City of Brunswick was a steam cargo ship built in 1921 by Oscar Daniels Shipbuilding Company of Tampa for the United States Shipping Board as part of the wartime shipbuilding program of the Emergency Fleet Corporation (EFC) to restore the nation's Merchant Marine. The freighter ran aground and was wrecked on her first commercial trip to Europe off Halifax in August 1921.

==Design and construction==
After the United States entry into World War I, a large shipbuilding program was undertaken to restore and enhance shipping capabilities both of the United States and their Allies. As part of this program, EFC placed orders with nation's shipyards for a large number of vessels of standard designs. Design 1027 cargo ship was a standard cargo freighter of approximately 9,500 deadweight designed by Oscar Daniels and adopted by USSB.

City of Brunswick was the last of the order for 10 vessels placed by USSB with Oscar Daniels Shipbuilding Co. on 30 October 1917 and was laid down on 27 October 1919 and launched on 17 February 1921 (yard number 10), with Mrs. S. L. High of Brunswick, Georgia being the sponsor. The vessel was named in honor of town of Brunswick in Georgia whose residents finished first in their district in subscription for the fourth Liberty Loan. The ship was a two-deck three-island steamer built on the Isherwood principle of longitudinal framing, had six main holds and also possessed all the modern machinery for quick loading and unloading of cargo from five main hatches, including ten winches and a large number of derricks. The vessel had electric lights installed along the decks and was also equipped with wireless.

The dock tests were held on April 12 in the presence of Shipping Board officials and were successfully passed. The sea trials were conducted on April 27 in Tampa Bay and in the Gulf of Mexico. After their successful completion City of Brunswick returned to the shipyard to finalize construction and was handed over to the USSB at the end of May, and officially commissioned on May 31.
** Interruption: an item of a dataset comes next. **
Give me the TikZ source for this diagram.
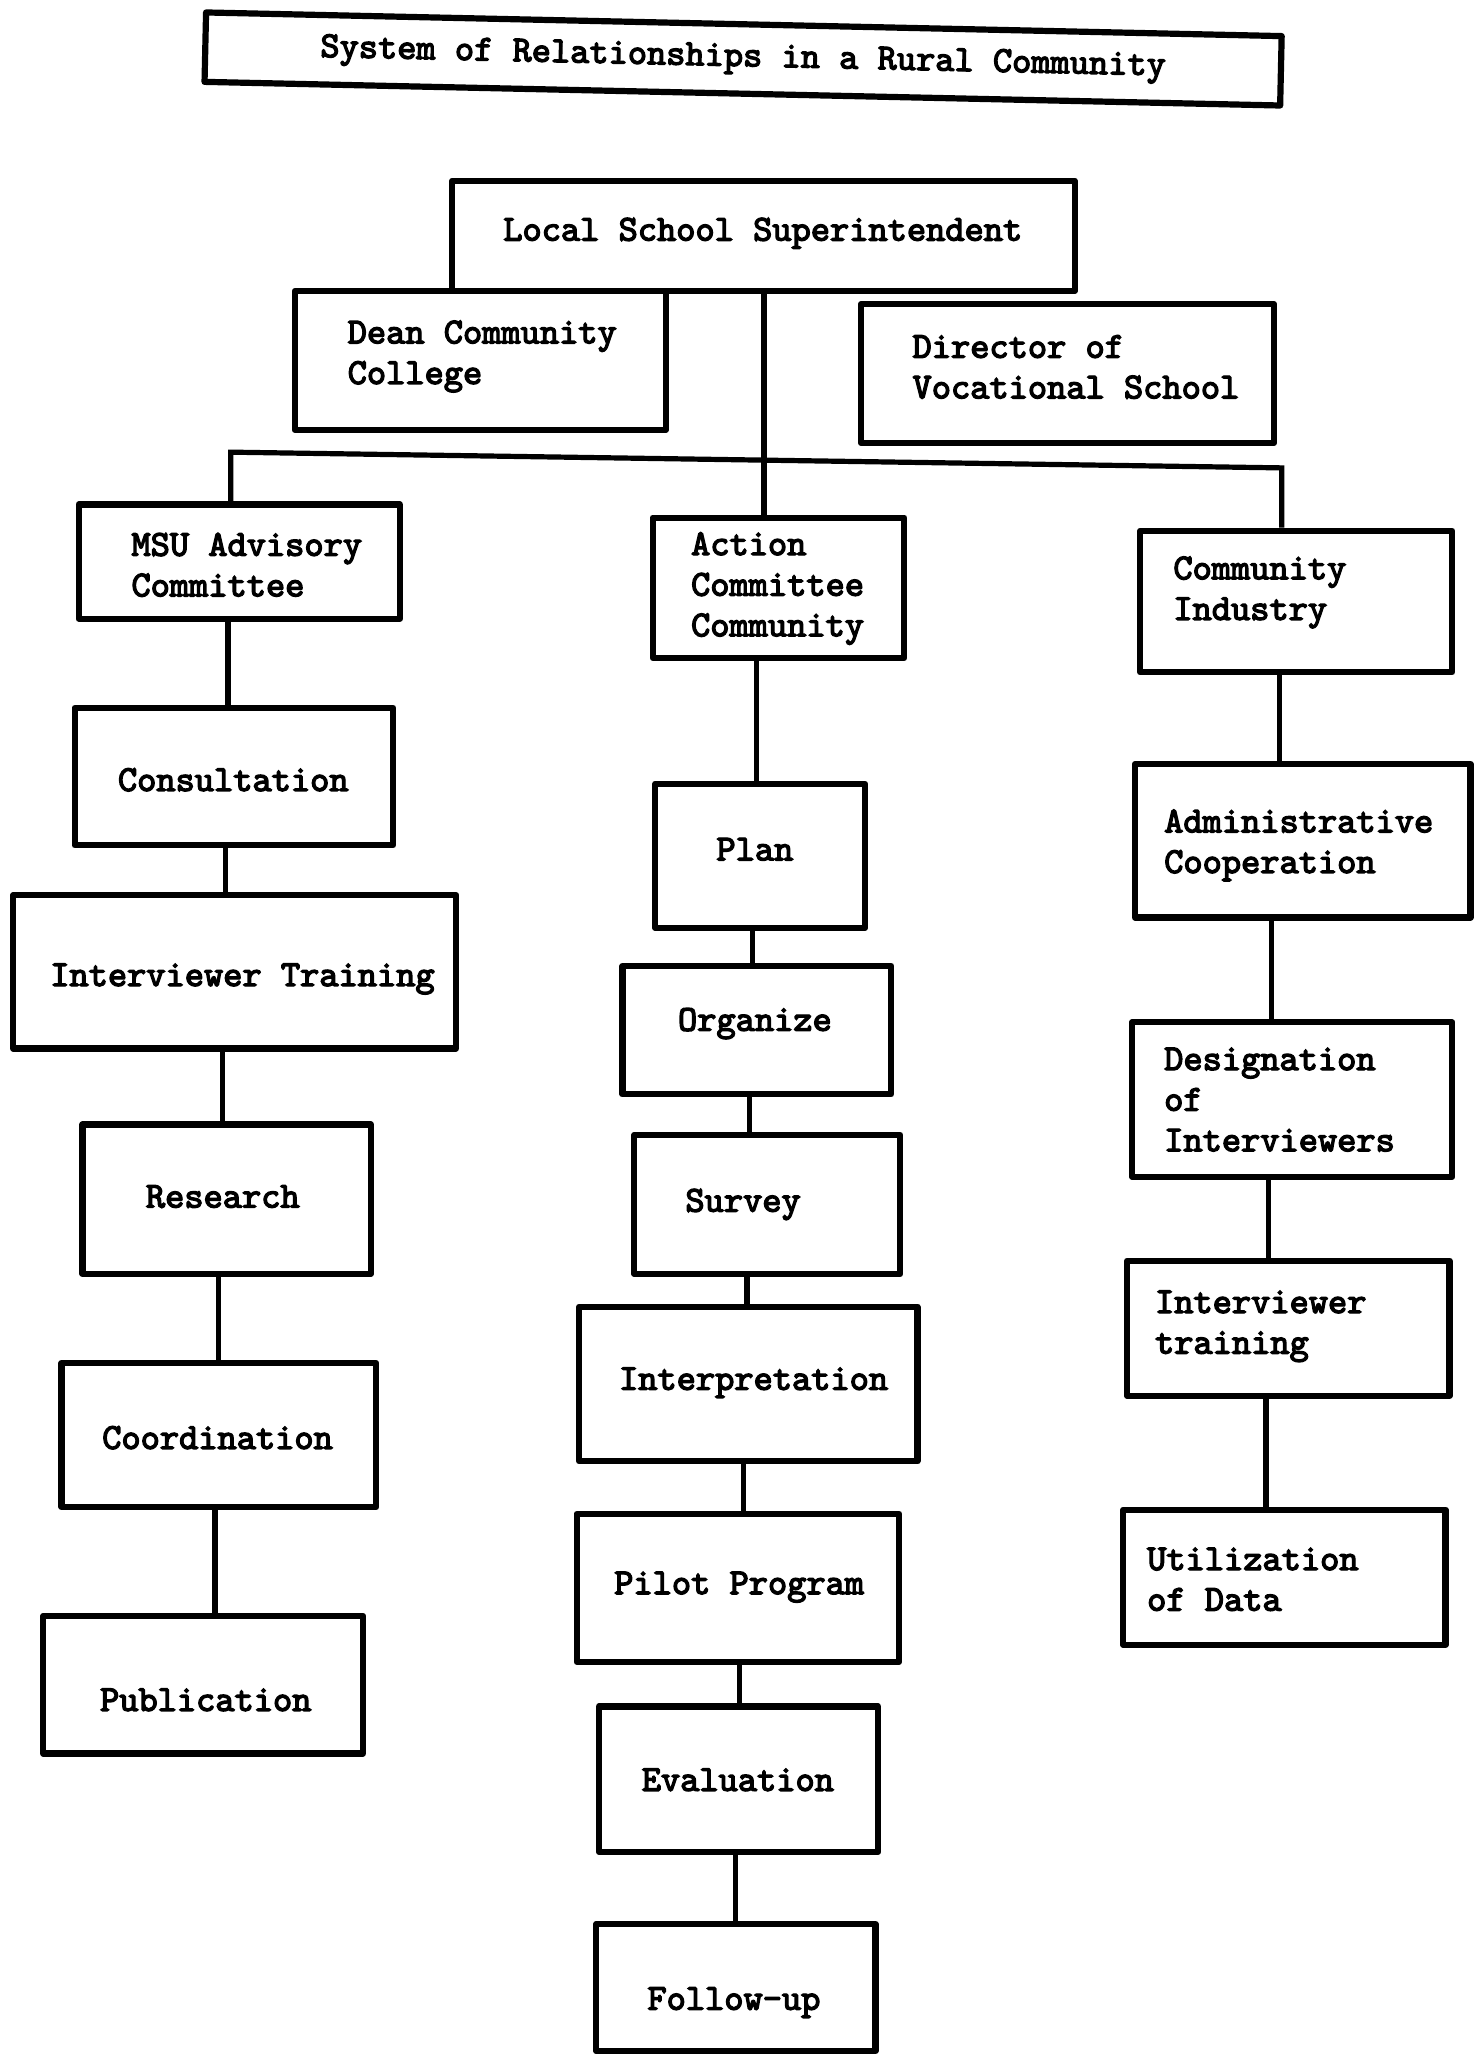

As built, the ship was 402 ft 1 in long (between perpendiculars) and 54 ft 0 in abeam, a depth of 34 ft 4 in. City of Brunswick was originally assessed at and and had deadweight of approximately 9,493. The vessel had a steel hull with double bottom, and a single 359 nhp triple-expansion steam engine, with cylinders of 24+1/2 in, 41+1/2 in and 72 in diameter with a 48 in stroke, that drove a single screw propeller, and moved the ship at up to 11 kn. The steam for the engine was supplied by three Foster Water Tube boilers fitted for oil fuel.

==Operational history==
Following delivery to USSB the ship remained berthed in Tampa for two months before being handed over to Page & Jones of Mobile to operate on the Gulf Coast of the United States to Europe route. The vessel departed on her maiden voyage in ballast from Tampa to New Orleans for loading on July 18. After loading approximately 4,500 tons of wheat and flour the ship sailed from New Orleans for Mobile on 28 July 1921. In Mobile the freighter took on board nearly 1,500,000 feet of pine lumber and 80 bales of cotton and cleared from the port on August 9. The vessel, however, developed problem with her machinery and had to return for repairs, finally departing for Antwerp on August 15.

===Sinking===
City of Brunswick was proceeding on her first trip to Europe when on 25 August 1921 she suddenly started experiencing problems with one of her boilers. As the ship was close to Canadian coast, captain Rossi decided to call in at Halifax for repairs. Soon after midnight the ship ran full speed aground on The Sisters, the outermost of the eastern Sambro ledges, lying approximately two miles away from the Sambro Island Light. As the ship went aground, she injured her bottom and came to stop with the bulk of the ledge rocks being roughly amidships. The vessel started taking on water right away but her position was in no way dangerous. After examining the situation and being unable to dislodge the ship from the rocks, a distress signal was sent out and picked up by the wireless station in Halifax as well as tanker SS Montrolite. The tanker arrived in about an hour, and several tugs that were dispatched from Halifax, arrived at the scene by about 02:00 on August 26. After waiting for daybreak several attempts were made to move the freighter from her current position, but all of them proved to be unsuccessful. The crew abandoned the ship in early afternoon of August 26 after the ship started settling with large portion of the hull already being submerged. As the crew abandoned the ship a significant amount of looting by the locals took place before the authority could step in and put a stop to it. After examining the wreck on August 27, the owners declared City of Brunswick total loss. On September 24 the ship broke into two and sank with only the masts protruding from the water. On 14 February 1922 the wreck and the cargo were sold to William McFatridge of Halifax for 2,000.